■ EXERCISE DIRECTIONS:
Repeat each line of the material below exactly as it appears, minus any pictures.

■ STORED DATA:

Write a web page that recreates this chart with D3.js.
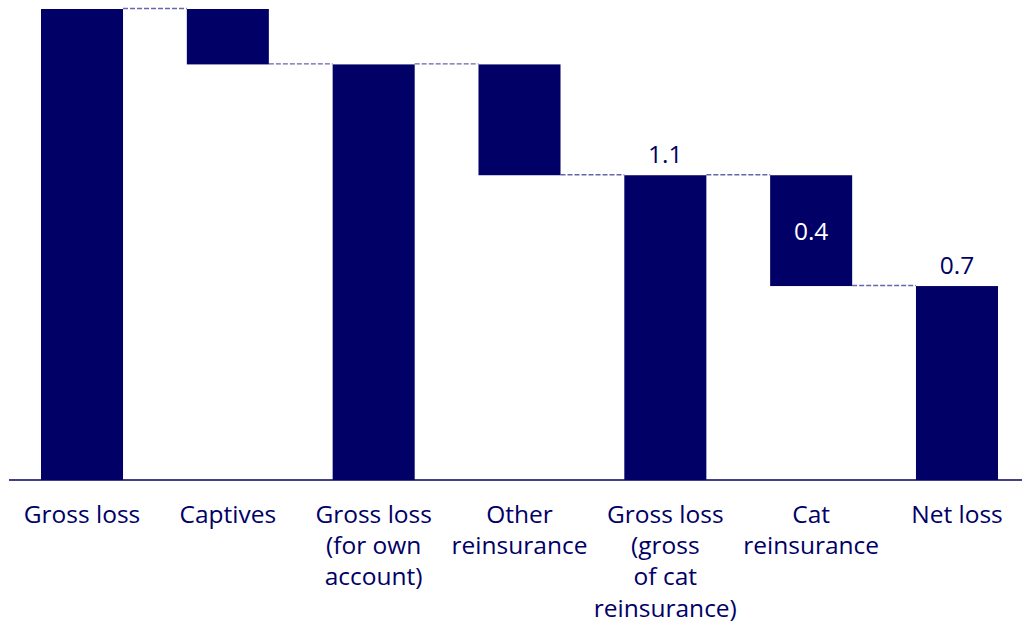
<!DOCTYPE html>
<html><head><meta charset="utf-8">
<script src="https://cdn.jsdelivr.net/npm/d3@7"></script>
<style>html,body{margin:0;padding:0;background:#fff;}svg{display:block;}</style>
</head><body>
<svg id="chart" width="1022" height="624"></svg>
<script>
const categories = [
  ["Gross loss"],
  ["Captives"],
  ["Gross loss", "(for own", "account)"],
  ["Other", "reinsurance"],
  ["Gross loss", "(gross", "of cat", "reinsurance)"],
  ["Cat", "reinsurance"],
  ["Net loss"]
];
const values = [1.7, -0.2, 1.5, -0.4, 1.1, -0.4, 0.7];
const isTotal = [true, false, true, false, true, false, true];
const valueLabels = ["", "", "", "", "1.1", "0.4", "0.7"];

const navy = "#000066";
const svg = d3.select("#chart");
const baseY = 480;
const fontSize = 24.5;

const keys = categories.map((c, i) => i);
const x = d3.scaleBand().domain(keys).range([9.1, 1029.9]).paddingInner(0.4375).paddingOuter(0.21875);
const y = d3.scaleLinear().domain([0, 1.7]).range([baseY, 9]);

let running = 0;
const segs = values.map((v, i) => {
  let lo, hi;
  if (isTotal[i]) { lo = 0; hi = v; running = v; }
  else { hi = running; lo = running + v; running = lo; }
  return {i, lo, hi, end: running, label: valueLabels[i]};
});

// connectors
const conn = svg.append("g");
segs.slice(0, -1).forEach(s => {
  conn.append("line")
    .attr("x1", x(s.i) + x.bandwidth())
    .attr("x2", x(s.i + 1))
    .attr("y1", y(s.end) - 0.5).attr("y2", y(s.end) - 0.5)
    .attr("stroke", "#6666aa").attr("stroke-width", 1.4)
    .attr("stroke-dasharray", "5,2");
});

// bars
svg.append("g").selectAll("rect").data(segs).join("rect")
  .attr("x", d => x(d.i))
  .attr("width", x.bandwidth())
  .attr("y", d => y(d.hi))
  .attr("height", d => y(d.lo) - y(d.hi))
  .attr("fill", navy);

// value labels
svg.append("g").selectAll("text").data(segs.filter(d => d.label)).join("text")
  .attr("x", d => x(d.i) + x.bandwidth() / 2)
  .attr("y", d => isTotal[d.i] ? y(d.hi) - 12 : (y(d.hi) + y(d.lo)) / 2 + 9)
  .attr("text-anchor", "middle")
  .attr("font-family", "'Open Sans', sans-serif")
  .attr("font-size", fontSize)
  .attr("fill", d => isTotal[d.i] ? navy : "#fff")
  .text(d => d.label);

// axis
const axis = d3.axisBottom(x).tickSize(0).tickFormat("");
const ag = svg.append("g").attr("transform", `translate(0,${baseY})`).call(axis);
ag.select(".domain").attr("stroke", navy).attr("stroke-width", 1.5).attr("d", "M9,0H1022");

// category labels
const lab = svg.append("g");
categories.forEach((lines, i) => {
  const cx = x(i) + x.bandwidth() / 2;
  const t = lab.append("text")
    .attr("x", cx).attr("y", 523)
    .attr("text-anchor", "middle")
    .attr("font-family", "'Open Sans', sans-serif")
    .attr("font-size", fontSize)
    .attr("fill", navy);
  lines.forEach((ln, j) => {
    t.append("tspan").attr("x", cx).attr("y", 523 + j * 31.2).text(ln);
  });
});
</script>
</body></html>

■ CORRECT OUTPUT:
Write a web page that recreates this chart with D3.js.
<!DOCTYPE html>
<html><head><meta charset="utf-8">
<script src="https://cdn.jsdelivr.net/npm/d3@7"></script>
<style>html,body{margin:0;padding:0;background:#fff;}svg{display:block;}</style>
</head><body>
<svg id="chart" width="1022" height="624"></svg>
<script>
const categories = [
  ["Gross loss"],
  ["Captives"],
  ["Gross loss", "(for own", "account)"],
  ["Other", "reinsurance"],
  ["Gross loss", "(gross", "of cat", "reinsurance)"],
  ["Cat", "reinsurance"],
  ["Net loss"]
];
const values = [1.7, -0.2, 1.5, -0.4, 1.1, -0.4, 0.7];
const isTotal = [true, false, true, false, true, false, true];
const valueLabels = ["", "", "", "", "1.1", "0.4", "0.7"];

const navy = "#000066";
const svg = d3.select("#chart");
const baseY = 480;
const fontSize = 24.5;

const keys = categories.map((c, i) => i);
const x = d3.scaleBand().domain(keys).range([9.1, 1029.9]).paddingInner(0.4375).paddingOuter(0.21875);
const y = d3.scaleLinear().domain([0, 1.7]).range([baseY, 9]);

let running = 0;
const segs = values.map((v, i) => {
  let lo, hi;
  if (isTotal[i]) { lo = 0; hi = v; running = v; }
  else { hi = running; lo = running + v; running = lo; }
  return {i, lo, hi, end: running, label: valueLabels[i]};
});

// connectors
const conn = svg.append("g");
segs.slice(0, -1).forEach(s => {
  conn.append("line")
    .attr("x1", x(s.i) + x.bandwidth())
    .attr("x2", x(s.i + 1))
    .attr("y1", y(s.end) - 0.5).attr("y2", y(s.end) - 0.5)
    .attr("stroke", "#6666aa").attr("stroke-width", 1.4)
    .attr("stroke-dasharray", "5,2");
});

// bars
svg.append("g").selectAll("rect").data(segs).join("rect")
  .attr("x", d => x(d.i))
  .attr("width", x.bandwidth())
  .attr("y", d => y(d.hi))
  .attr("height", d => y(d.lo) - y(d.hi))
  .attr("fill", navy);

// value labels
svg.append("g").selectAll("text").data(segs.filter(d => d.label)).join("text")
  .attr("x", d => x(d.i) + x.bandwidth() / 2)
  .attr("y", d => isTotal[d.i] ? y(d.hi) - 12 : (y(d.hi) + y(d.lo)) / 2 + 9)
  .attr("text-anchor", "middle")
  .attr("font-family", "'Open Sans', sans-serif")
  .attr("font-size", fontSize)
  .attr("fill", d => isTotal[d.i] ? navy : "#fff")
  .text(d => d.label);

// axis
const axis = d3.axisBottom(x).tickSize(0).tickFormat("");
const ag = svg.append("g").attr("transform", `translate(0,${baseY})`).call(axis);
ag.select(".domain").attr("stroke", navy).attr("stroke-width", 1.5).attr("d", "M9,0H1022");

// category labels
const lab = svg.append("g");
categories.forEach((lines, i) => {
  const cx = x(i) + x.bandwidth() / 2;
  const t = lab.append("text")
    .attr("x", cx).attr("y", 523)
    .attr("text-anchor", "middle")
    .attr("font-family", "'Open Sans', sans-serif")
    .attr("font-size", fontSize)
    .attr("fill", navy);
  lines.forEach((ln, j) => {
    t.append("tspan").attr("x", cx).attr("y", 523 + j * 31.2).text(ln);
  });
});
</script>
</body></html>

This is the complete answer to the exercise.